• _Job_
Pull every line that holds the word "matplotlib" from the entries.

.....

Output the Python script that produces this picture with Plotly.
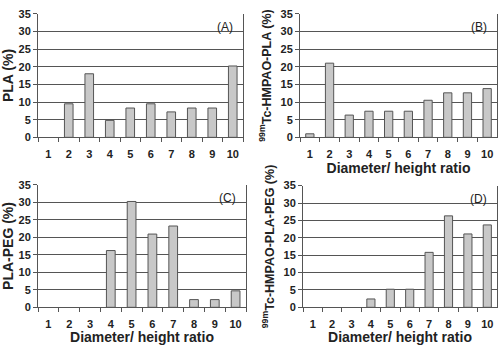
import plotly.graph_objects as go

categories = ["1", "2", "3", "4", "5", "6", "7", "8", "9", "10"]
pla = [0, 9.5, 18, 4.8, 8.3, 9.5, 7.2, 8.3, 8.3, 20.2]
tc_pla = [1.0, 21, 6.3, 7.4, 7.4, 7.4, 10.5, 12.6, 12.6, 13.8]
pla_peg = [0, 0, 0, 16.2, 30.2, 20.9, 23.2, 2.2, 2.2, 4.7]
tc_pla_peg = [0, 0, 0, 2.4, 5.2, 5.2, 15.8, 26.3, 21.1, 23.7]
y_ticks = [0, 5, 10, 15, 20, 25, 30, 35]

panels = [
    ("(A)", pla, "PLA (%)", None),
    ("(B)", tc_pla, "<sup>99m</sup>Tc-HMPAO-PLA (%)", "Diameter/ height ratio"),
    ("(C)", pla_peg, "PLA-PEG (%)", "Diameter/ height ratio"),
    ("(D)", tc_pla_peg, "<sup>99m</sup>Tc-HMPAO-PLA-PEG (%)", "Diameter/ height ratio"),
]
domains = [
    ([38/498, 243/498], [1-136/350, 1-8/350]),
    ([300/498, 497/498], [1-136/350, 1-8/350]),
    ([38/498, 246/498], [1-312/350, 1-185/350]),
    ([303/498, 497/498], [1-312/350, 1-186/350]),
]

FONT = "Liberation Sans, Arial, sans-serif"
fig = go.Figure()
layout = {}
for i, ((label, vals, ytitle, xtitle), (xd, yd)) in enumerate(zip(panels, domains)):
    n = "" if i == 0 else str(i + 1)
    fig.add_trace(go.Bar(
        x=categories, y=vals, xaxis="x" + n, yaxis="y" + n,
        marker=dict(color="#c8c8c8",
                    line=dict(color="#555555", width=[1 if v > 0 else 0 for v in vals])),
        width=0.42, showlegend=False,
    ))
    layout["xaxis" + n] = dict(
        domain=xd, anchor="y" + n, type="category",
        tickson="boundaries", ticks="outside", ticklen=4, tickcolor="#555555",
        tickangle=0, ticklabelstandoff=6,
        showline=True, linecolor="#555555", linewidth=1,
        showgrid=False,
        tickfont=dict(family=FONT, size=11, color="#222222", weight="bold"),
        title=dict(text=xtitle, font=dict(family=FONT, size=14, color="#222222", weight="bold"), standoff=2) if xtitle else None,
    )
    long_title = "Tc" in ytitle
    layout["yaxis" + n] = dict(
        domain=yd, anchor="x" + n, range=[0, 35], tickvals=y_ticks,
        ticks="outside", ticklen=4, tickcolor="#555555",
        showline=True, linecolor="#555555", linewidth=1, mirror=True,
        showgrid=True, gridcolor="#555555", gridwidth=1,
        zeroline=False,
        tickfont=dict(family=FONT, size=11, color="#222222", weight="bold"),
        title=dict(text=ytitle, font=dict(family=FONT, size=12.5 if long_title else 14,
                                          color="#222222", weight="bold"), standoff=6),
    )
    fig.add_annotation(
        text=label, xref="x" + n + " domain", yref="y" + n + " domain",
        x=0.96, y=0.89, xanchor="right", yanchor="middle", showarrow=False,
        font=dict(family=FONT, size=12, color="#222222"),
    )

fig.update_layout(
    width=498, height=350, margin=dict(l=0, r=0, t=0, b=0),
    paper_bgcolor="white", plot_bgcolor="white",
    **layout,
)
fig.write_html("out.html")
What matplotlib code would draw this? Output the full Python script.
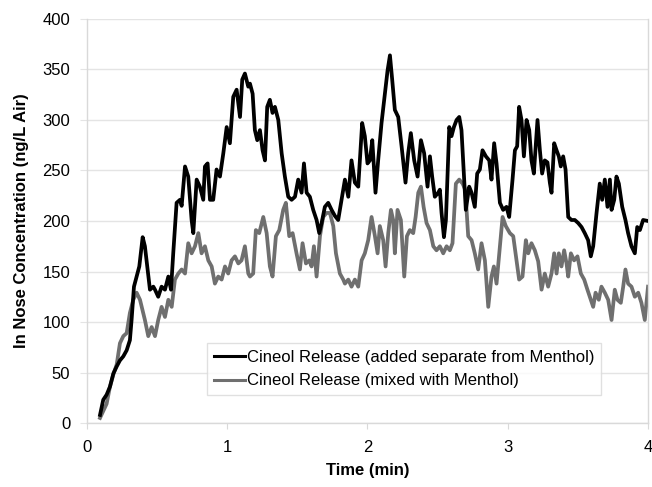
import matplotlib
matplotlib.use("Agg")
import matplotlib.pyplot as plt

plt.rcParams['font.family'] = ['Liberation Sans', 'DejaVu Sans']

# Cineol release (added separate from Menthol)
t_sep = [0.093, 0.116, 0.140, 0.164, 0.188, 0.212, 0.235, 0.259, 0.283, 0.306, 0.318, 0.335, 0.354, 0.373,
         0.397, 0.413, 0.430, 0.449, 0.473, 0.485, 0.508, 0.532, 0.556, 0.580, 0.599, 0.615, 0.639, 0.663,
         0.675, 0.699, 0.722, 0.746, 0.758, 0.782, 0.805, 0.829, 0.841, 0.860, 0.877, 0.900, 0.924, 0.948,
         0.972, 0.996, 1.019, 1.043, 1.067, 1.091, 1.107, 1.126, 1.150, 1.162, 1.181, 1.197, 1.214, 1.233,
         1.252, 1.269, 1.285, 1.304, 1.323, 1.340, 1.364, 1.388, 1.411, 1.435, 1.459, 1.483, 1.506, 1.530,
         1.547, 1.566, 1.589, 1.613, 1.637, 1.656, 1.673, 1.696, 1.720, 1.744, 1.768, 1.791, 1.815, 1.839,
         1.863, 1.886, 1.910, 1.934, 1.962, 1.981, 2.000, 2.017, 2.034, 2.057, 2.076, 2.100, 2.124, 2.143,
         2.160, 2.176, 2.195, 2.219, 2.243, 2.271, 2.290, 2.309, 2.333, 2.357, 2.381, 2.404, 2.428, 2.445,
         2.461, 2.480, 2.504, 2.516, 2.528, 2.545, 2.559, 2.583, 2.599, 2.616, 2.635, 2.654, 2.670, 2.687,
         2.701, 2.725, 2.742, 2.765, 2.782, 2.801, 2.820, 2.844, 2.868, 2.884, 2.903, 2.920, 2.944, 2.967,
         2.991, 3.010, 3.034, 3.051, 3.067, 3.081, 3.098, 3.115, 3.134, 3.153, 3.169, 3.186, 3.212, 3.229,
         3.245, 3.264, 3.283, 3.300, 3.312, 3.331, 3.348, 3.364, 3.378, 3.395, 3.412, 3.431, 3.454, 3.478,
         3.502, 3.526, 3.549, 3.573, 3.592, 3.609, 3.633, 3.656, 3.673, 3.692, 3.711, 3.728, 3.740, 3.759,
         3.775, 3.792, 3.816, 3.839, 3.858, 3.882, 3.906, 3.923, 3.942, 3.965, 4.000]
v_sep = [8, 23, 28, 36, 49, 56, 62, 66, 72, 82, 102, 135, 145, 155,
         184, 175, 155, 132, 135, 132, 125, 135, 132, 145, 132, 168, 218, 221,
         215, 254, 244, 201, 188, 241, 234, 221, 254, 257, 221, 221, 251, 244,
         267, 293, 277, 323, 330, 303, 340, 346, 333, 336, 326, 290, 280, 290,
         270, 260, 313, 320, 307, 313, 300, 267, 244, 224, 221, 224, 241, 228,
         257, 228, 224, 211, 201, 188, 198, 214, 218, 211, 205, 201, 221, 241,
         224, 260, 238, 234, 297, 284, 257, 260, 280, 228, 260, 297, 326, 349,
         364, 340, 310, 303, 274, 238, 267, 287, 260, 244, 280, 267, 234, 264,
         244, 224, 228, 231, 208, 184, 201, 293, 284, 293, 300, 303, 290, 247,
         211, 234, 228, 214, 247, 251, 270, 264, 260, 241, 277, 257, 218, 211,
         214, 204, 241, 270, 274, 313, 300, 264, 300, 290, 260, 247, 300, 270,
         247, 260, 258, 238, 228, 277, 270, 264, 254, 264, 251, 204, 201, 201,
         198, 194, 188, 181, 165, 175, 208, 237, 221, 241, 214, 241, 211, 221,
         244, 237, 214, 201, 188, 175, 168, 194, 191, 201, 200]

# Cineol release (mixed with Menthol)
t_mix = [0.093, 0.140, 0.164, 0.188, 0.212, 0.235, 0.259, 0.283, 0.306, 0.330, 0.354, 0.378, 0.413, 0.437,
         0.461, 0.485, 0.508, 0.532, 0.556, 0.580, 0.604, 0.627, 0.651, 0.675, 0.699, 0.722, 0.746, 0.770,
         0.794, 0.817, 0.841, 0.865, 0.889, 0.912, 0.936, 0.960, 0.984, 1.007, 1.031, 1.055, 1.079, 1.102,
         1.126, 1.150, 1.162, 1.185, 1.204, 1.228, 1.257, 1.281, 1.304, 1.323, 1.347, 1.371, 1.399, 1.418,
         1.442, 1.466, 1.494, 1.518, 1.537, 1.561, 1.585, 1.601, 1.618, 1.637, 1.661, 1.684, 1.708, 1.732,
         1.756, 1.775, 1.803, 1.827, 1.839, 1.863, 1.886, 1.910, 1.934, 1.958, 1.981, 2.005, 2.029, 2.053,
         2.072, 2.088, 2.112, 2.129, 2.148, 2.167, 2.183, 2.195, 2.214, 2.238, 2.262, 2.281, 2.302, 2.326,
         2.343, 2.362, 2.381, 2.400, 2.421, 2.445, 2.469, 2.492, 2.516, 2.540, 2.564, 2.587, 2.606, 2.630,
         2.654, 2.678, 2.697, 2.718, 2.742, 2.765, 2.789, 2.813, 2.837, 2.861, 2.884, 2.901, 2.920, 2.944,
         2.963, 2.986, 3.015, 3.039, 3.062, 3.081, 3.105, 3.129, 3.146, 3.169, 3.193, 3.217, 3.241, 3.264,
         3.288, 3.312, 3.331, 3.348, 3.364, 3.383, 3.402, 3.419, 3.431, 3.450, 3.473, 3.497, 3.521, 3.545,
         3.568, 3.592, 3.609, 3.626, 3.649, 3.668, 3.692, 3.716, 3.740, 3.763, 3.782, 3.806, 3.823, 3.839,
         3.858, 3.882, 3.906, 3.930, 3.953, 3.977, 4.000]
v_mix = [5, 19, 36, 48, 58, 79, 86, 89, 109, 122, 129, 122, 102, 86,
         95, 86, 102, 115, 105, 122, 115, 142, 148, 152, 148, 178, 168, 175,
         188, 168, 175, 161, 155, 138, 145, 142, 155, 148, 161, 165, 158, 161,
         175, 148, 145, 148, 191, 188, 204, 188, 155, 145, 185, 191, 211, 218,
         185, 188, 168, 152, 178, 158, 161, 155, 175, 145, 185, 204, 208, 208,
         195, 168, 148, 142, 138, 142, 135, 142, 135, 161, 168, 181, 204, 185,
         168, 195, 181, 155, 188, 211, 201, 168, 211, 201, 145, 185, 191, 188,
         204, 228, 234, 214, 198, 191, 175, 171, 175, 168, 175, 171, 178, 237,
         241, 237, 231, 185, 181, 168, 152, 178, 161, 115, 145, 155, 138, 175,
         204, 195, 188, 185, 161, 142, 145, 181, 168, 178, 171, 160, 132, 148,
         135, 148, 168, 148, 168, 155, 171, 158, 145, 168, 161, 165, 148, 142,
         132, 122, 115, 129, 122, 135, 129, 122, 102, 132, 122, 119, 135, 152,
         138, 135, 125, 129, 119, 102, 135]

labels = ["Cineol Release (added separate from Menthol)",
          "Cineol Release (mixed with Menthol)"]
x_ticks = [0, 1, 2, 3, 4]
y_ticks = [0, 50, 100, 150, 200, 250, 300, 350, 400]

fig = plt.figure(figsize=(6.52, 4.87), dpi=100)
ax = fig.add_axes([0.1334, 0.1314, 0.8605, 0.8296])

ax.plot(t_sep, v_sep, color='black', lw=2.7, label=labels[0], zorder=3)
ax.plot(t_mix, v_mix, color='#6f6f6f', lw=2.7, label=labels[1], zorder=2)

ax.set_xlim(0, 4)
ax.set_ylim(0, 400)
ax.set_xticks(x_ticks)
ax.set_yticks(y_ticks)
ax.grid(axis='y', color='#e4e4e4', lw=1)
ax.set_axisbelow(True)
for s in ax.spines.values():
    s.set_color('#d9d9d9')
    s.set_linewidth(1)
ax.spines['top'].set_visible(False)
ax.tick_params(axis='x', length=4, color='#d9d9d9', labelsize=12, pad=8)
ax.tick_params(axis='y', length=5, color='#e4e4e4', labelsize=12, pad=7)

ax.set_xlabel("Time (min)", fontsize=12, fontweight='bold', labelpad=6)
ax.set_ylabel("In Nose Concentration (ng/L Air)", fontsize=12, fontweight='bold', labelpad=10)

leg = ax.legend(loc='lower left', bbox_to_anchor=(0.214, 0.069), borderaxespad=0,
                fontsize=12, frameon=True, fancybox=False, edgecolor='#d9d9d9',
                handlelength=1.85, handletextpad=0.15, borderpad=0.4, labelspacing=0.5)
leg.get_frame().set_linewidth(1)
for line in leg.get_lines():
    line.set_linewidth(2.2)

fig.savefig("out.png", dpi=100)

.....

• _Full answer_
What matplotlib code would draw this? Output the full Python script.
import matplotlib
matplotlib.use("Agg")
import matplotlib.pyplot as plt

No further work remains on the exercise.